# [PROBLEM TO WORK ON]
Wherever the word "chart" shows up in a line, please copy that line.

# [INFORMATION SUPPLIED]
= = = = = = =
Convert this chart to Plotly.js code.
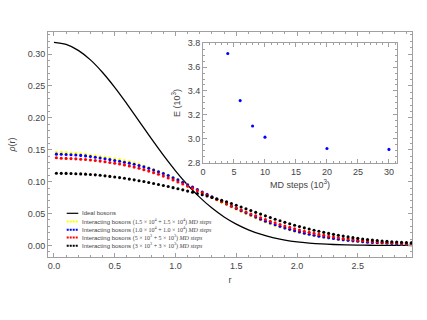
<!DOCTYPE html>
<html>
<head>
<meta charset="utf-8">
<script src="https://cdn.plot.ly/plotly-3.0.1.min.js"></script>
<style>html,body{margin:0;padding:0;background:#fff;}#chart{width:427px;height:320px;}</style>
</head>
<body>
<div id="chart"></div>
<script>
// radial grid of the interacting-boson densities
const r = [0.02,0.06,0.10,0.14,0.18,0.22,0.26,0.30,0.34,0.38,0.42,0.46,0.50,0.54,0.58,0.62,0.66,0.70,0.74,0.78,0.82,0.86,0.90,0.94,0.98,1.02,1.06,1.10,1.14,1.18,1.22,1.26,1.30,1.34,1.38,1.42,1.46,1.50,1.54,1.58,1.62,1.66,1.70,1.74,1.78,1.82,1.86,1.90,1.94,1.98,2.02,2.06,2.10,2.14,2.18,2.22,2.26,2.30,2.34,2.38,2.42,2.46,2.50,2.54,2.58,2.62,2.66,2.70,2.74,2.78,2.82,2.86,2.90,2.94];

const rho15k = [0.1460,0.1460,0.1455,0.1450,0.1445,0.1437,0.1428,0.1418,0.1406,0.1393,0.1383,0.1372,0.1360,0.1346,0.1331,0.1315,0.1297,0.1277,0.1247,0.1222,0.1196,0.1168,0.1138,0.1104,0.1068,0.1032,0.0994,0.0956,0.0917,0.0878,0.0839,0.0791,0.0752,0.0714,0.0677,0.0641,0.0605,0.0570,0.0535,0.0500,0.0466,0.0433,0.0401,0.0370,0.0341,0.0314,0.0289,0.0265,0.0243,0.0222,0.0203,0.0186,0.0170,0.0155,0.0141,0.0128,0.0116,0.0105,0.0095,0.0086,0.0078,0.0070,0.0063,0.0057,0.0051,0.0046,0.0041,0.0037,0.0033,0.0030,0.0027,0.0025,0.0023,0.0021];

const rho10k = [0.1432,0.1430,0.1427,0.1423,0.1418,0.1412,0.1404,0.1395,0.1384,0.1372,0.1359,0.1346,0.1333,0.1320,0.1306,0.1291,0.1274,0.1255,0.1233,0.1209,0.1184,0.1157,0.1128,0.1097,0.1063,0.1028,0.0991,0.0953,0.0915,0.0877,0.0839,0.0801,0.0763,0.0725,0.0688,0.0652,0.0616,0.0581,0.0546,0.0512,0.0478,0.0445,0.0413,0.0382,0.0353,0.0326,0.0300,0.0276,0.0253,0.0232,0.0212,0.0194,0.0177,0.0161,0.0147,0.0134,0.0122,0.0110,0.0100,0.0090,0.0081,0.0073,0.0066,0.0059,0.0053,0.0048,0.0043,0.0039,0.0035,0.0031,0.0028,0.0026,0.0024,0.0022];

const rho5k = [0.1375,0.1368,0.1365,0.1362,0.1358,0.1353,0.1347,0.1340,0.1332,0.1323,0.1313,0.1302,0.1290,0.1277,0.1263,0.1247,0.1229,0.1210,0.1189,0.1166,0.1142,0.1116,0.1088,0.1059,0.1028,0.0996,0.0963,0.0929,0.0895,0.0860,0.0825,0.0790,0.0755,0.0721,0.0687,0.0654,0.0621,0.0589,0.0557,0.0526,0.0495,0.0465,0.0436,0.0408,0.0381,0.0355,0.0330,0.0306,0.0284,0.0263,0.0243,0.0224,0.0206,0.0190,0.0174,0.0160,0.0146,0.0134,0.0122,0.0111,0.0101,0.0092,0.0084,0.0076,0.0069,0.0063,0.0057,0.0052,0.0047,0.0043,0.0039,0.0036,0.0033,0.0031];

const rho3k = [0.1132,0.1131,0.1130,0.1128,0.1125,0.1122,0.1118,0.1113,0.1107,0.1100,0.1092,0.1083,0.1074,0.1064,0.1053,0.1041,0.1029,0.1016,0.1002,0.0988,0.0973,0.0957,0.0941,0.0924,0.0907,0.0890,0.0872,0.0853,0.0834,0.0815,0.0795,0.0775,0.0754,0.0733,0.0710,0.0685,0.0659,0.0632,0.0604,0.0576,0.0548,0.0520,0.0492,0.0465,0.0438,0.0412,0.0387,0.0363,0.0340,0.0318,0.0297,0.0277,0.0258,0.0240,0.0223,0.0206,0.0190,0.0175,0.0161,0.0148,0.0135,0.0123,0.0112,0.0102,0.0093,0.0085,0.0078,0.0071,0.0065,0.0060,0.0055,0.0051,0.0047,0.0044];

// ideal boson density
const rIdeal = [0.0,0.1,0.2,0.3,0.4,0.5,0.6,0.7,0.8,0.9,1.0,1.1,1.2,1.3,1.4,1.5,1.6,1.7,1.8,1.9,2.0,2.1,2.2,2.3,2.4,2.5,2.6,2.7,2.8,2.9,3.0];
const rhoIdeal = [0.3183,0.3151,0.3058,0.2909,0.2712,0.2479,0.2221,0.1950,0.1678,0.1416,0.1171,0.0949,0.0754,0.0587,0.0448,0.0335,0.0246,0.0177,0.0125,0.0086,0.0058,0.0039,0.0025,0.0016,0.0010,0.0006,0.0004,0.0002,0.0001,0.0001,0.0000];

// inset: energy vs MD steps
const mdSteps = [4, 6, 8, 10, 20, 30];
const energy = [3.713, 3.320, 3.108, 3.015, 2.920, 2.913];

const serifOpen = '<span style="font-family:Liberation Serif">';
const seriesNames = ['Ideal bosons',
  'Interacting bosons ' + serifOpen + '(1.5 × 10<sup>4</sup> + 1.5 × 10<sup>4</sup>) <i>MD steps</i></span>',
  'Interacting bosons ' + serifOpen + '(1.0 × 10<sup>4</sup> + 1.0 × 10<sup>4</sup>) <i>MD steps</i></span>',
  'Interacting bosons ' + serifOpen + '(5 × 10<sup>3</sup> + 5 × 10<sup>3</sup>) <i>MD steps</i></span>',
  'Interacting bosons ' + serifOpen + '(3 × 10<sup>3</sup> + 3 × 10<sup>3</sup>) <i>MD steps</i></span>'];
const seriesColors = ['#000000', '#FFFF00', '#0000FF', '#FF0000', '#000000'];

const dotSeries = [rho15k, rho10k, rho5k, rho3k];

const traces = [{
  x: rIdeal, y: rhoIdeal, mode: 'lines', line: {color: '#000', width: 1.3, shape: 'spline'},
  xaxis: 'x', yaxis: 'y', showlegend: false, hoverinfo: 'skip'
}];
dotSeries.forEach((ys, i) => {
  traces.push({x: r, y: ys, mode: 'markers', marker: {color: seriesColors[i + 1], size: 3.1},
    xaxis: 'x', yaxis: 'y', showlegend: false});
});
traces.push({x: mdSteps, y: energy, mode: 'markers', marker: {color: '#0000FF', size: 3.1},
  xaxis: 'x2', yaxis: 'y2', showlegend: false});

const frame = '#a0a0a0';
const fontFam = 'Liberation Sans, Arial, sans-serif';
const tickFont = {family: fontFam, size: 9, color: '#444'};
function ax(extra) {
  return Object.assign({
    showline: true, mirror: 'allticks', linecolor: frame, linewidth: 1,
    ticks: 'inside', ticklen: 4, tickcolor: frame, tickwidth: 1,
    showgrid: false, zeroline: false, tickfont: tickFont, fixedrange: true
  }, extra);
}

// legend rows (paper coords)
const rowY = [0.1942, 0.1578, 0.1213, 0.0867, 0.0502];
const annotations = [];
const shapes = [];
seriesNames.forEach((nm, i) => {
  annotations.push({xref: 'paper', yref: 'paper', x: 0.0879, y: rowY[i], xanchor: 'left', yanchor: 'middle',
    text: nm, showarrow: false, font: {family: fontFam, size: 6, color: '#444'}});
  shapes.push({type: 'line', xref: 'paper', yref: 'paper', x0: 0.0514, x1: 0.0832, y0: rowY[i], y1: rowY[i],
    line: i === 0 ? {color: '#000', width: 1.2} : {color: seriesColors[i], width: 2, dash: '2px,1px'}});
});

const titleFont = {family: fontFam, size: 9, color: '#444'};
const layout = {
  width: 427, height: 320,
  margin: {l: 48, r: 15, t: 32, b: 63},
  paper_bgcolor: '#fff', plot_bgcolor: '#fff',
  showlegend: false,
  xaxis: ax({range: [-0.049, 2.946], dtick: 0.5, tick0: 0, tickformat: '.1f', anchor: 'y',
    minor: {ticks: 'inside', ticklen: 2, dtick: 0.1, tick0: 0, tickcolor: frame},
    title: {text: 'r', font: titleFont, standoff: 6}}),
  yaxis: ax({range: [-0.018, 0.3346], dtick: 0.05, tick0: 0, tickformat: '.2f', anchor: 'x',
    minor: {ticks: 'inside', ticklen: 2, dtick: 0.01, tick0: 0, tickcolor: frame},
    title: {text: '<i>ρ</i>(r)', font: titleFont, standoff: 10}}),
  xaxis2: ax({domain: [0.4258, 0.9588], anchor: 'y2', range: [0, 31.3], dtick: 5, tick0: 0,
    minor: {ticks: 'inside', ticklen: 2, dtick: 1, tick0: 0, tickcolor: frame},
    title: {text: 'MD steps (10<sup>3</sup>)', font: titleFont, standoff: 5}}),
  yaxis2: ax({domain: [0.418, 0.951], anchor: 'x2', range: [2.8, 3.8], dtick: 0.2, tick0: 2.8, tickformat: '.1f',
    minor: {ticks: 'inside', ticklen: 2, dtick: 0.05, tick0: 2.8, tickcolor: frame},
    title: {text: 'E (10<sup>3</sup>)', font: titleFont, standoff: 5}}),
  annotations: annotations,
  shapes: shapes
};

Plotly.newPlot('chart', traces, layout, {displayModeBar: false, staticPlot: true});
</script>
</body>
</html>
= = = = = = =
# [RESPONSE TO THIS EXERCISE]
Convert this chart to Plotly.js code.
<style>html,body{margin:0;padding:0;background:#fff;}#chart{width:427px;height:320px;}</style>
<div id="chart"></div>
Plotly.newPlot('chart', traces, layout, {displayModeBar: false, staticPlot: true});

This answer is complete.